In affirming the CA and the RTC, the Supreme Court applied Article 164 of the Family Code, which provides that children conceived or born during the marriage are legitimate. Such presumption of legitimacy is for the best interest of the child, said the Court.

In the case of Jamie Shaye, she is considered a legitimate child since she was born during the marriage of Abellera and Par.

Further, Article 170 of the Family Code requires direct action to challenge a child’s legitimacy. In the instant case, to grant Cua Ko’s petition would have the effect of attacking Jamie Shaye’s legitimate status collaterally, in violation of the law.

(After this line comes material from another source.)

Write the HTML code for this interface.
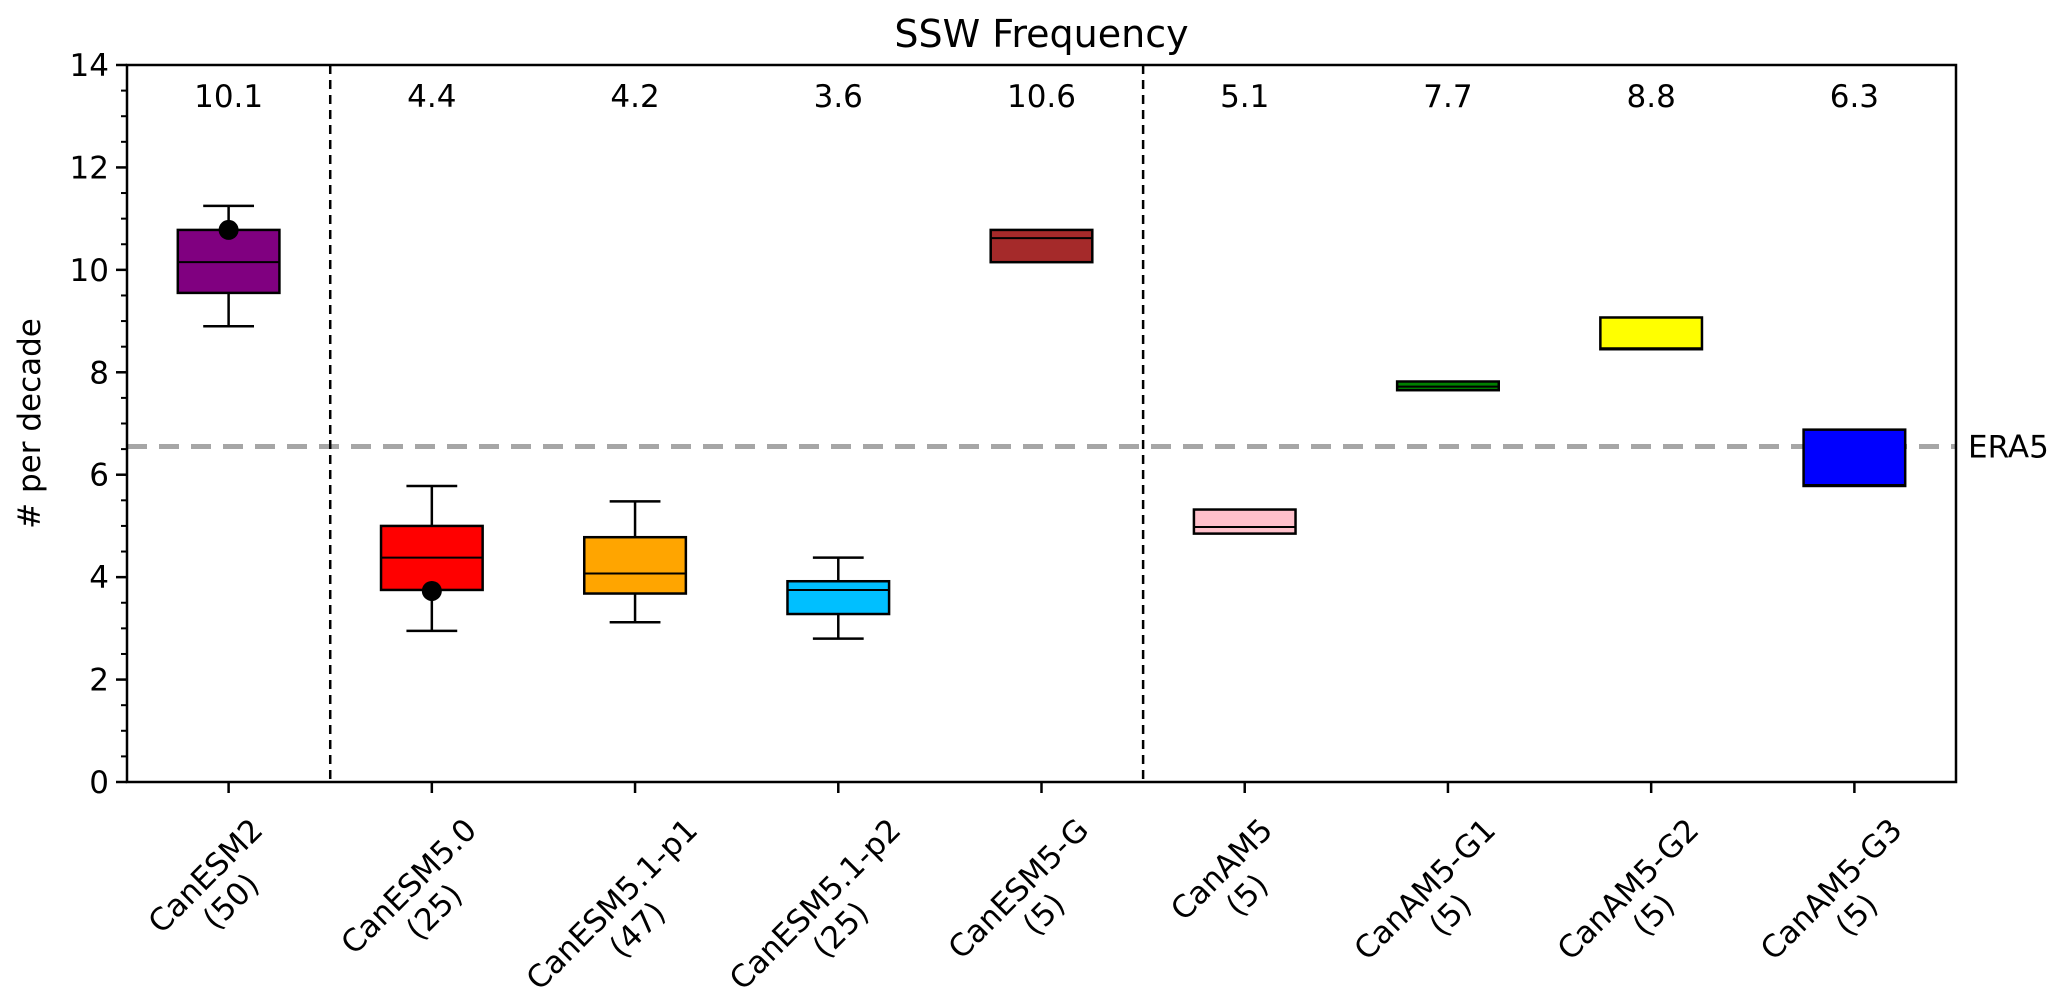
<!DOCTYPE html>
<html><head><meta charset="utf-8"><style>
html,body{margin:0;padding:0;background:#fff;}
svg{display:block;font-family:"DejaVu Sans","Liberation Sans",sans-serif;}
</style></head><body>
<svg id="chart" width="2067" height="1007" viewBox="0 0 2067 1007" xmlns="http://www.w3.org/2000/svg"></svg>
<script>
const categories = ["CanESM2","CanESM5.0","CanESM5.1-p1","CanESM5.1-p2","CanESM5-G","CanAM5","CanAM5-G1","CanAM5-G2","CanAM5-G3"];
const members = ["(50)","(25)","(47)","(25)","(5)","(5)","(5)","(5)","(5)"];
const colors = ["purple","red","orange","deepskyblue","brown","pink","green","yellow","blue"];
const whiskerLow = [8.9,2.95,3.12,2.8,10.15,4.85,7.65,8.45,5.78];
const q1 = [9.55,3.75,3.68,3.28,10.15,4.85,7.65,8.45,5.78];
const median = [10.15,4.38,4.07,3.75,10.62,4.98,7.72,8.47,5.8];
const q3 = [10.78,5.0,4.78,3.92,10.78,5.32,7.82,9.07,6.88];
const whiskerHigh = [11.25,5.78,5.48,4.38,10.78,5.32,7.82,9.07,6.88];
const topValues = ["10.1","4.4","4.2","3.6","10.6","5.1","7.7","8.8","6.3"];
const dotCats = [0,1];
const dotValues = [10.78,3.73];
const era5 = 6.55;
const separators = [1.5,5.5];
const yTicks = [0,2,4,6,8,10,12,14];

const L=127,R=1956,T=65,B=782;
const xs = i => L + (i+1-0.5)*(R-L)/9;
const xv = v => L + (v-0.5)*(R-L)/9;
const ys = v => B - v*(B-T)/14;
const NS="http://www.w3.org/2000/svg";
const svg=document.getElementById('chart');
function mk(tag,attrs,parent){const e=document.createElementNS(NS,tag);for(const k in attrs)e.setAttribute(k,attrs[k]);(parent||svg).appendChild(e);return e;}
const FS=31;

let t=mk('text',{x:(L+R)/2,y:47,'font-size':38,'text-anchor':'middle',fill:'#000'});
t.textContent='SSW Frequency';



t=mk('text',{x:0,y:0,'font-size':FS,'text-anchor':'middle',transform:`translate(40,${(T+B)/2}) rotate(-90)`});
t.textContent='# per decade';



let l=mk('line',{x1:L,x2:R,y1:ys(era5),y2:ys(era5),stroke:'#a6a6a6','stroke-width':5,'stroke-dasharray':'20 12'});


t=mk('text',{x:1968,y:ys(era5)+11,'font-size':FS});
t.textContent='ERA5';



separators.forEach(s=>{
  const e=mk('line',{x1:xv(s),x2:xv(s),y1:T,y2:B,stroke:'#000','stroke-width':2.5,'stroke-dasharray':'9 6'});
  
  
});

const bw=0.5*(R-L)/9, cw=bw/2;
categories.forEach((c,i)=>{
  const g=mk('g',{});
  
  
  const x=xs(i);
  if(whiskerLow[i]<q1[i]){
    mk('line',{x1:x,x2:x,y1:ys(q1[i]),y2:ys(whiskerLow[i]),stroke:'#000','stroke-width':2.5},g);
    mk('line',{x1:x-cw/2,x2:x+cw/2,y1:ys(whiskerLow[i]),y2:ys(whiskerLow[i]),stroke:'#000','stroke-width':2.5},g);
  }
  if(whiskerHigh[i]>q3[i]){
    mk('line',{x1:x,x2:x,y1:ys(q3[i]),y2:ys(whiskerHigh[i]),stroke:'#000','stroke-width':2.5},g);
    mk('line',{x1:x-cw/2,x2:x+cw/2,y1:ys(whiskerHigh[i]),y2:ys(whiskerHigh[i]),stroke:'#000','stroke-width':2.5},g);
  }
  mk('rect',{x:x-bw/2,y:ys(q3[i]),width:bw,height:ys(q1[i])-ys(q3[i]),fill:colors[i],stroke:'#000','stroke-width':2.5},g);
  mk('line',{x1:x-bw/2,x2:x+bw/2,y1:ys(median[i]),y2:ys(median[i]),stroke:'#000','stroke-width':2},g);
  const tv=mk('text',{x:x,y:107,'font-size':FS,'text-anchor':'middle'});
  tv.textContent=topValues[i];
  
  
});
dotCats.forEach((c,k)=>{
  const d=mk('circle',{cx:xs(c),cy:ys(dotValues[k]),r:10,fill:'#000'});
  
  
});

const fr=mk('rect',{x:L,y:T,width:R-L,height:B-T,fill:'none',stroke:'#000','stroke-width':2.5});



for(let v=0;v<=14.001;v+=0.5){
  const major=Math.abs(v-Math.round(v/2)*2)<1e-6;
  mk('line',{x1:L-(major?11:6),x2:L,y1:ys(v),y2:ys(v),stroke:'#000','stroke-width':major?2.5:2});
}
yTicks.forEach(v=>{
  const e=mk('text',{x:L-18,y:ys(v)+11,'font-size':FS,'text-anchor':'end'});
  e.textContent=v;
  
  
});

categories.forEach((c,i)=>{
  const x=xs(i);
  mk('line',{x1:x,x2:x,y1:B,y2:B+11,stroke:'#000','stroke-width':2.5});
  const outer=mk('g',{});
  
  
  const inner=mk('g',{transform:'rotate(-45)'},outer);
  const t1=mk('text',{x:0,y:0,'font-size':FS,'text-anchor':'middle'},inner);
  t1.textContent=c;
  const t2=mk('text',{x:0,y:36,'font-size':FS,'text-anchor':'middle'},inner);
  t2.textContent=members[i];
  const bb=outer.getBBox();
  const cx=bb.x+bb.width/2;
  outer.setAttribute('transform',`translate(${x-10-cx},${812-bb.y})`);
});
</script>
</body></html>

The same provision of the Family Code also states that only the husband and, in some instances, his heirs, can bring such direct action and only on specified grounds. “Even the mother is prohibited by law from declaring against her child’s legitimacy,” said the Court.

In Cua Ko’s case, he has no standing to challenge Jamie Shaye’s legitimacy since he is not the husband allowed by the law to do so.

Applying all of the foregoing, Cua Ko’s petition must be denied, ruled the Court.

The Court, however, also clarified that while the petition must necessarily be dismissed, such dismissal is not without prejudice to Jamie Shaye’s right to establish her filiation to Cua Ko, should she wish to do so.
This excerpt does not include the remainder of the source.